I’d be OK with Maureen McGinnis or (Dane Slater - You lost my support with that comment. Hit pieces like that don’t “have to happen.” If Mary Kerwin had agreed to run a clean campaign it wouldn’t have happened.)"
(See previous article for more details on this. )
"as mayor if the recall margin was more than 60%, which would have been a rejection of Mayor Daniels’ policies and not the mere personal attack that it was. To be fair to the 48% who voted to keep her the current balance of power must be preserved. There is also a large benefit to incumbency for whoever is appointed mayor – that’s the reason we have term limits.
Wade Fleming has demonstrated his willingness to work across the aisle; in fact, many in town are unhappy that he worked past the December deadline for approving the transit center. This project did not have the universal support that was portrayed."
"To make the best applesauce or cider you need different varieties of apples. My personal favorites are Golden Delicious (Janice Daniels & Wade Fleming), Gala (Doug Tietz) and MacIntosh (Dave Henderson). Although many people like them, we don’t have any Red Delicious apples in our fridge (Maureen McGinnis, Dane Slater, Robin Beltramini, Jim Campbell and Mary Kerwin) or Granny Smiths (Louise Schilling & Jeanne Stine). (That refers to the tartness of their criticism and their power plays, not their age.)
This was a bad year for apples in Michigan, but Troy had a bumper crabapple crop. We can’t let the crabapples from either side of the orchard spoil our applesauce. Those from the left side won the removal of our mayor, but not by enough to warrant the power shift they want. We have a few of our own crabapples, but nothing like the left. Thanks very much."
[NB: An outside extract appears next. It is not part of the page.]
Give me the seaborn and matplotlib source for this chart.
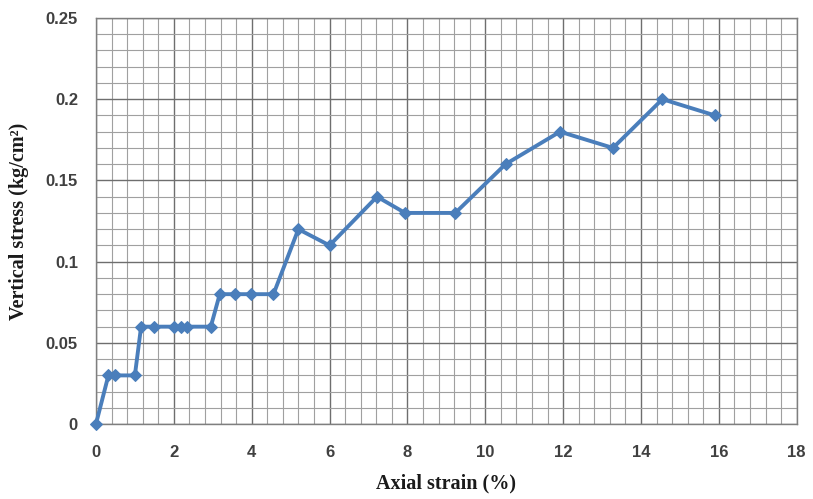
import matplotlib
matplotlib.use("Agg")
import matplotlib.pyplot as plt
from matplotlib.ticker import MultipleLocator
import seaborn as sns
import pandas as pd

strain = [0, 0.32, 0.5, 1.0, 1.16, 1.5, 2.0, 2.18, 2.35, 2.95,
          3.18, 3.57, 3.97, 4.56, 5.2, 6.0, 7.22, 7.94, 9.23, 10.52,
          11.92, 13.28, 14.55, 15.9]
stress = [0, 0.03, 0.03, 0.03, 0.06, 0.06, 0.06, 0.06, 0.06, 0.06,
          0.08, 0.08, 0.08, 0.08, 0.12, 0.11, 0.14, 0.13, 0.13, 0.16,
          0.18, 0.17, 0.20, 0.19]
x_ticks = [0, 2, 4, 6, 8, 10, 12, 14, 16, 18]
y_ticks = [0, 0.05, 0.1, 0.15, 0.2, 0.25]
y_tick_labels = ["0", "0.05", "0.1", "0.15", "0.2", "0.25"]

df = pd.DataFrame({"strain": strain, "stress": stress})

sns.set_style("white")
fig = plt.figure(figsize=(8.13, 4.99), dpi=100)
ax = fig.add_axes([0.118, 0.150, 0.862, 0.814])

sns.lineplot(data=df, x="strain", y="stress", ax=ax, color="#4a7ebb",
             linewidth=2.8, marker="D", markersize=6.5, markeredgecolor="#4a7ebb",
             sort=False, zorder=5, clip_on=False)

ax.set_xlim(0, 18)
ax.set_ylim(0, 0.25)
ax.set_xticks(x_ticks)
ax.set_yticks(y_ticks)
ax.set_yticklabels(y_tick_labels)
ax.xaxis.set_minor_locator(MultipleLocator(0.4))
ax.yaxis.set_minor_locator(MultipleLocator(0.01))
ax.grid(which="major", color="#6e6e6e", linewidth=1.0)
ax.grid(which="minor", color="#a0a0a0", linewidth=0.8)
ax.set_axisbelow(True)

for s in ax.spines.values():
    s.set_color("#7f7f7f")
    s.set_linewidth(1.0)

ax.tick_params(axis="both", which="major", direction="out", length=5,
               color="#7f7f7f", labelsize=12, labelcolor="#404040")
ax.tick_params(axis="x", which="major", pad=10)
ax.tick_params(axis="y", which="major", pad=8)
ax.tick_params(axis="x", which="minor", direction="out", length=3, color="#9f9f9f")
for lab in ax.get_xticklabels() + ax.get_yticklabels():
    lab.set_fontweight("bold")
    lab.set_family("Liberation Sans")

ax.set_xlabel("Axial strain (%)", fontsize=14.5, fontweight="bold",
              family="Liberation Serif", color="#1a1a1a", labelpad=10)
ax.set_ylabel("Vertical stress (kg/cm²)", fontsize=14.5, fontweight="bold",
              family="Liberation Serif", color="#1a1a1a", labelpad=12)

fig.savefig("out.png", dpi=100, facecolor="white")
Troy politics may be contentious at the moment since we have two healthy factions with nearly a 50-50 split, but they are nothing compared to past American politics, especially regarding slavery.
I recommend seeing the new Lincoln movie, which profiles the debate surrounding the passage of the 13th Amendment abolishing slavery. It is pretty accurate historically, without an obvious underlying agenda.
People can walk away keeping their preconceived notions, but everyone will learn something and be entertained without having their values assaulted. The audience even applauded after the movie ended!